O pão nosso e os fiscais

Temos a mania de buscar lá fora as razões de nossas mazelas. Às vezes isso corresponde à verdade. Mas nem sempre. O custo-Brasil tem, também, razões internas. O caso da greve dos fiscais da Receita Federal é um exemplo disso: o longo movimento reivindicatório dos funcionários encarregados de fiscalizar nossas fronteiras, entradas e receitas, está fazendo subir o preço do trigo que não temos porque não produzimos. Resultado, em busca de aumento salarial que dizem justo, os fiscais da Receita Federal encarecem o preço final do pão nosso de cada dia.

Como isso acontece?

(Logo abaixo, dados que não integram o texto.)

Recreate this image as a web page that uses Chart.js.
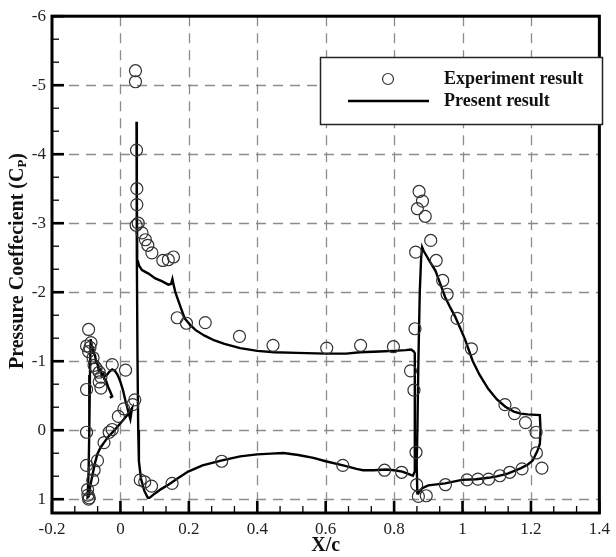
<!DOCTYPE html>
<html><head><meta charset="utf-8">
<script src="https://cdn.jsdelivr.net/npm/chart.js@4.4.1/dist/chart.umd.min.js"></script>
<style>html,body{margin:0;padding:0;background:#fff;}canvas{display:block;}</style>
</head><body>
<canvas id="c" width="616" height="557"></canvas>
<script>
// ---- axis ticks ----
const xTicks = [-0.2, 0, 0.2, 0.4, 0.6, 0.8, 1, 1.2, 1.4];
const xTickLabels = ['-0.2', '0', '0.2', '0.4', '0.6', '0.8', '1', '1.2', '1.4'];
const yTicks = [-6, -5, -4, -3, -2, -1, 0, 1];
const yTickLabels = ['-6', '-5', '-4', '-3', '-2', '-1', '0', '1'];
const xTitle = 'X/c';
const yTitleMain = 'Pressure Coeffecient (C';
const yTitleSub = 'P';
const yTitleEnd = ')';
const legendLabels = ['Experiment result', 'Present result'];

// ---- Experiment result (circles) ----
const expX = [
  -0.093, -0.099, -0.089, -0.086, -0.093, -0.080, -0.077, -0.071, -0.062, -0.057, -0.062, -0.057,
  -0.024, 0.015, -0.099, -0.099, -0.099, -0.096, -0.091, -0.095, -0.093, -0.081, -0.077, -0.067,
  -0.048, -0.033, -0.024, -0.006, 0.010, 0.036, 0.042,
  0.044, 0.044, 0.047, 0.048, 0.048, 0.046, 0.052, 0.063, 0.073, 0.080, 0.092, 0.124, 0.140, 0.155,
  0.166, 0.193, 0.248, 0.348, 0.446, 0.603, 0.702, 0.798, 0.848, 0.858,
  0.058, 0.071, 0.091, 0.151, 0.296, 0.650, 0.772, 0.822,
  0.864, 0.861, 0.863,
  0.873, 0.883, 0.868, 0.891, 0.907, 0.923, 0.942, 0.955, 0.984, 1.026, 1.124, 1.152, 1.184, 1.215,
  1.216, 1.232,
  0.866, 0.871, 0.894, 0.950, 1.013, 1.045, 1.076, 1.109, 1.138, 1.174
];
const expY = [
  -1.46, -1.22, -1.20, -1.27, -1.14, -1.05, -0.94, -0.90, -0.84, -0.77, -0.70, -0.61,
  -0.95, -0.87, -0.59, 0.03, 0.51, 0.86, 0.98, 0.94, 1.00, 0.72, 0.58, 0.44,
  0.18, 0.03, -0.01, -0.20, -0.31, -0.37, -0.44,
  -5.21, -5.05, -4.06, -3.50, -3.27, -2.97, -3.00, -2.86, -2.76, -2.68, -2.57, -2.46, -2.47, -2.51,
  -1.63, -1.55, -1.56, -1.36, -1.23, -1.19, -1.23, -1.21, -0.86, -0.58,
  0.72, 0.75, 0.81, 0.77, 0.45, 0.51, 0.58, 0.61,
  0.32, -1.47, -2.58,
  -3.46, -3.32, -3.21, -3.10, -2.75, -2.46, -2.17, -1.97, -1.62, -1.18, -0.37, -0.24, -0.11, 0.03,
  0.33, 0.55,
  0.79, 0.96, 0.95, 0.79, 0.72, 0.71, 0.71, 0.66, 0.61, 0.56
];

// ---- Present result (line), three elements ----
const slatX = [
  -0.031, -0.024, -0.030, -0.036, -0.043, -0.047, -0.050, -0.055, -0.058, -0.063, -0.067, -0.071,
  -0.074, -0.078, -0.080, -0.084, -0.087, -0.089, -0.091, -0.093, -0.096, -0.093, -0.087, -0.081,
  -0.074, -0.067, -0.058, -0.048, -0.035, -0.019, 0.000, 0.010, 0.025, 0.034, 0.029, 0.025, 0.020,
  0.015, 0.008, 0.000, -0.008, -0.016, -0.024, -0.032, -0.040, -0.048
];
const slatY = [
  -0.47, -0.49, -0.56, -0.63, -0.73, -0.74, -0.82, -0.80, -0.88, -0.86, -0.96, -0.98,
  -1.08, -1.12, -1.20, -1.22, -1.32, -0.80, 0.00, 0.60, 0.97, 0.96, 0.78, 0.63,
  0.47, 0.34, 0.25, 0.18, 0.09, 0.01, -0.10, -0.16, -0.25, -0.32, -0.16, -0.23, -0.33,
  -0.42, -0.57, -0.70, -0.80, -0.86, -0.88, -0.85, -0.80, -0.78
];
const mainX = [
  0.860, 0.850, 0.834, 0.800, 0.757, 0.700, 0.660, 0.600, 0.516, 0.450, 0.400, 0.350, 0.304, 0.275,
  0.246, 0.220, 0.203, 0.188, 0.179, 0.164, 0.160, 0.155, 0.152, 0.148, 0.140, 0.121, 0.102, 0.082,
  0.063, 0.055, 0.051, 0.049, 0.047, 0.048, 0.050, 0.052, 0.054, 0.060, 0.070, 0.080, 0.085, 0.100,
  0.120, 0.140, 0.170, 0.198, 0.240, 0.294, 0.350, 0.400, 0.440, 0.477, 0.520, 0.564, 0.600, 0.651,
  0.690, 0.709, 0.740, 0.776, 0.800, 0.824, 0.845, 0.855, 0.860, 0.861, 0.860
];
const mainY = [
  -1.13, -1.17, -1.16, -1.15, -1.14, -1.13, -1.11, -1.11, -1.12, -1.13, -1.15, -1.19, -1.25, -1.30,
  -1.37, -1.45, -1.53, -1.62, -1.74, -1.95, -2.01, -2.12, -2.19, -2.12, -2.11, -2.16, -2.20, -2.27,
  -2.32, -2.38, -2.45, -2.60, -4.47, -2.50, -1.00, 0.00, 0.45, 0.70, 0.88, 0.98, 0.98, 0.92,
  0.85, 0.79, 0.69, 0.60, 0.51, 0.44, 0.38, 0.35, 0.34, 0.33, 0.36, 0.40, 0.45, 0.51,
  0.56, 0.58, 0.58, 0.57, 0.58, 0.60, 0.64, 0.66, 0.60, -0.50, -1.13
];
const flapX = [
  0.868, 0.866, 0.868, 0.871, 0.875, 0.879, 0.882, 0.886, 0.892, 0.905, 0.921, 0.935, 0.949, 0.963,
  0.978, 0.993, 1.007, 1.030, 1.050, 1.075, 1.100, 1.125, 1.150, 1.170, 1.190, 1.226, 1.228, 1.226,
  1.219, 1.205, 1.190, 1.171, 1.132, 1.100, 1.075, 1.040, 0.998, 0.949, 0.900, 0.882, 0.870, 0.868
];
const flapY = [
  0.93, 0.50, 0.00, -1.00, -2.00, -2.50, -2.65, -2.60, -2.55, -2.44, -2.31, -2.12, -1.93, -1.79,
  -1.65, -1.48, -1.32, -1.00, -0.80, -0.60, -0.45, -0.34, -0.27, -0.24, -0.23, -0.22, 0.00, 0.20,
  0.30, 0.44, 0.50, 0.55, 0.63, 0.67, 0.69, 0.71, 0.72, 0.77, 0.80, 0.84, 0.92, 0.93
];

const zip = (xs, ys) => xs.map((x, i) => ({x: x, y: ys[i]}));
const SERIF = '"Liberation Serif", "Times New Roman", serif';

const lineStyle = {
  showLine: true, pointRadius: 0, borderColor: '#000', borderWidth: 2.4,
  backgroundColor: 'rgba(0,0,0,0)', tension: 0, fill: false
};

const customDraw = {
  id: 'customDraw',
  beforeDatasetsDraw(chart) {
    const {ctx, chartArea: a, scales: {x, y}} = chart;
    ctx.save();
    ctx.strokeStyle = '#8c8c8c';
    ctx.lineWidth = 1.3;
    ctx.setLineDash([10, 7]);
    xTicks.forEach(v => {
      if (v <= x.min || v >= x.max) return;
      const px = Math.round(x.getPixelForValue(v)) + 0.5;
      ctx.beginPath(); ctx.moveTo(px, a.top); ctx.lineTo(px, a.bottom); ctx.stroke();
    });
    yTicks.forEach(v => {
      if (v <= y.min || v >= y.max) return;
      const py = Math.round(y.getPixelForValue(v)) + 0.5;
      ctx.beginPath(); ctx.moveTo(a.left, py); ctx.lineTo(a.right, py); ctx.stroke();
    });
    ctx.restore();
  },
  afterDatasetsDraw(chart) {
    const {ctx, chartArea: a, scales: {x, y}} = chart;
    ctx.save();
    ctx.strokeStyle = '#000';
    // minor ticks
    ctx.lineWidth = 1.3;
    for (let i = 0; i < xTicks.length - 1; i++) {
      for (let k = 1; k < 3; k++) {
        const v = xTicks[i] + (xTicks[i + 1] - xTicks[i]) * k / 3;
        const px = x.getPixelForValue(v);
        ctx.beginPath(); ctx.moveTo(px, a.bottom); ctx.lineTo(px, a.bottom - 7); ctx.stroke();
      }
    }
    for (let i = 0; i < yTicks.length - 1; i++) {
      for (let k = 1; k < 3; k++) {
        const v = yTicks[i] + (yTicks[i + 1] - yTicks[i]) * k / 3;
        const py = y.getPixelForValue(v);
        ctx.beginPath(); ctx.moveTo(a.left, py); ctx.lineTo(a.left + 7, py); ctx.stroke();
      }
    }
    // major ticks
    ctx.lineWidth = 2.6;
    xTicks.forEach(v => {
      const px = x.getPixelForValue(v);
      ctx.beginPath(); ctx.moveTo(px, a.bottom); ctx.lineTo(px, a.bottom - 12); ctx.stroke();
    });
    yTicks.forEach(v => {
      const py = y.getPixelForValue(v);
      ctx.beginPath(); ctx.moveTo(a.left, py); ctx.lineTo(a.left + 12, py); ctx.stroke();
    });
    // frame
    ctx.lineWidth = 3;
    ctx.strokeRect(a.left, a.top, a.right - a.left, a.bottom - a.top);
    ctx.restore();
  },
  afterDraw(chart) {
    const {ctx, chartArea: a} = chart;
    ctx.save();
    // legend box
    const bx = 320, by = 57, bw = 282, bh = 67;
    ctx.fillStyle = '#fff';
    ctx.fillRect(bx, by, bw, bh);
    ctx.strokeStyle = '#222';
    ctx.lineWidth = 1.5;
    ctx.strokeRect(bx + 0.5, by + 0.5, bw, bh);
    // circle marker
    ctx.strokeStyle = '#333';
    ctx.lineWidth = 1.2;
    ctx.beginPath(); ctx.arc(388, 79, 5.5, 0, Math.PI * 2); ctx.stroke();
    // line sample
    ctx.strokeStyle = '#000';
    ctx.lineWidth = 2.6;
    ctx.beginPath(); ctx.moveTo(348, 101); ctx.lineTo(429, 101); ctx.stroke();
    ctx.fillStyle = '#111';
    ctx.font = 'bold 18px ' + SERIF;
    ctx.textBaseline = 'middle';
    ctx.textAlign = 'left';
    ctx.fillText(legendLabels[0], 444, 79);
    ctx.fillText(legendLabels[1], 444, 101);
    // x title
    ctx.font = 'bold 20px ' + SERIF;
    ctx.textAlign = 'center';
    ctx.fillText(xTitle, (a.left + a.right) / 2, 546);
    // y title with subscript
    ctx.translate(16, 261);
    ctx.rotate(-Math.PI / 2);
    const mainFont = 'bold 20px ' + SERIF, subFont = 'bold 13px ' + SERIF;
    ctx.font = mainFont; const w1 = ctx.measureText(yTitleMain).width;
    const w3 = ctx.measureText(yTitleEnd).width;
    ctx.font = subFont; const w2 = ctx.measureText(yTitleSub).width;
    let sx = -(w1 + w2 + w3) / 2;
    ctx.textAlign = 'left';
    ctx.textBaseline = 'alphabetic';
    ctx.font = mainFont; ctx.fillText(yTitleMain, sx, 7);
    ctx.font = subFont; ctx.fillText(yTitleSub, sx + w1, 10);
    ctx.font = mainFont; ctx.fillText(yTitleEnd, sx + w1 + w2, 7);
    ctx.restore();
  }
};

new Chart(document.getElementById('c'), {
  type: 'scatter',
  data: {
    datasets: [
      {label: legendLabels[0], data: zip(expX, expY), showLine: false, pointStyle: 'circle',
       pointRadius: 6, pointBorderWidth: 1.2, pointBorderColor: '#333',
       pointBackgroundColor: 'rgba(0,0,0,0)'},
      Object.assign({label: legendLabels[1], data: zip(mainX, mainY)}, lineStyle),
      Object.assign({label: 'slat', data: zip(slatX, slatY)}, lineStyle),
      Object.assign({label: 'flap', data: zip(flapX, flapY)}, lineStyle)
    ]
  },
  options: {
    responsive: false, devicePixelRatio: 1, animation: false, events: [],
    layout: {padding: {left: 0, right: 12, top: 8, bottom: 0}},
    plugins: {legend: {display: false}, tooltip: {enabled: false}},
    scales: {
      x: {
        type: 'linear', min: -0.2, max: 1.4,
        afterBuildTicks: s => { s.ticks = xTicks.map(v => ({value: v})); },
        afterFit: s => { s.height = 44; },
        grid: {display: false, drawTicks: false}, border: {display: false},
        ticks: {color: '#222', font: {family: SERIF, size: 17}, padding: 6,
                maxRotation: 0, autoSkip: false,
                callback: (v, i) => xTickLabels[i]}
      },
      y: {
        type: 'linear', min: -6, max: 1.2, reverse: true,
        afterBuildTicks: s => { s.ticks = yTicks.map(v => ({value: v})); },
        afterFit: s => { s.width = 52; },
        grid: {display: false, drawTicks: false}, border: {display: false},
        ticks: {color: '#222', font: {family: SERIF, size: 17}, padding: 6,
                autoSkip: false,
                callback: (v, i) => yTickLabels[i]}
      }
    }
  },
  plugins: [customDraw]
});
</script></body></html>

Em greve (ou operação-padrão, como preferem, onde o serviço é feito em suas minúcias), os fiscais deixam na fila de espera, para liberação, milhares de contêineres – quando não são os próprios navios que ficam estacionados antes de atracar -repletos de produtos importados. Contêiner parado paga aluguel até que a mercadoria seja liberada. O resultado é uma sobretaxa nos produtos, não prevista pelos importadores que, no final de tudo, vai cair direto no bolso ou na carteira do consumidor final. Assim, só no Porto de Santos, por onde entram trinta por cento de todo o trigo que compramos lá fora, os prejuízos mensais dos importadores do produto atingem a elevada cifra de oitocentos mil reais, segundo explica o presidente do Sindicato da Indústria de Trigo, Ricardo Ferraz.

Devido à greve, o tempo de liberação do trigo na alfândega passou de quarenta e oito horas para, no mínimo, uma semana. Isso, naturalmente, custa dinheiro e o rombo somente não é maior porque os dois armazéns de Santos são alfandegados (isto é, a inspeção é feita no próprio armazém, e não mais no momento do descarregamento do produto, o que, felizmente, elimina os custos com a permanência dos navios). Mesmo assim, milhares de contêineres aguardam liberação, entulhando os pátios de armazéns, cuja capacidade não é ilimitada. O espaço disponível, segundo se anuncia, dá para mais uns 15 dias apenas. E se a greve, que já dura quase três longos meses, continuar, a situação ficará feia, conforme está advertindo Ricardo Ferraz.

É curioso saber que, mesmo advertido, o todo-poderoso secretário da Receita, Everardo Maciel (e, por conseguinte, o governo) nada fez e nada anuncia fazer. Que paguem os contribuintes e consumidores o que o governo não quer ou não pode pagar. Nós, que já não temos política agrícola eficiente, também encarecemos o custo-Brasil com a falta de uma política decente na área trabalhista. Ou, pelo menos, uma política negocial eficiente para evitar prejuízos a quem nada tem a ver com isso.

Há que se fazer alguma consideração, também, sobre o que reivindicam os grevistas. Querem os fiscais da Receita um aumento salarial – assim como os fiscais do Trabalho e da Previdência Social – um aumento de 21% nos salários, além de mudanças no plano de cargos e salários que, em última hipótese, acarreta mais aumento ainda. É justo – digamos até por uma questão de simpatia – o que pedem, já que pedir aumento não é proibido a ninguém. Duvidamos, entretanto, da justiça com que é exercida a pressão pelo aumento. Afinal, encarecer o já não barato pão-nosso-de-cada-dia pode ser um tiro no pé. Deve-se considerar que o mesmo encarecimento ocorre com outros produtos igualmente importados. O Brasil inteiro refém de uma só categoria é dose excessiva de compreensão democrática. O governo não pode ficar assim parado, deixando que as coisas aconteçam de qualquer jeito.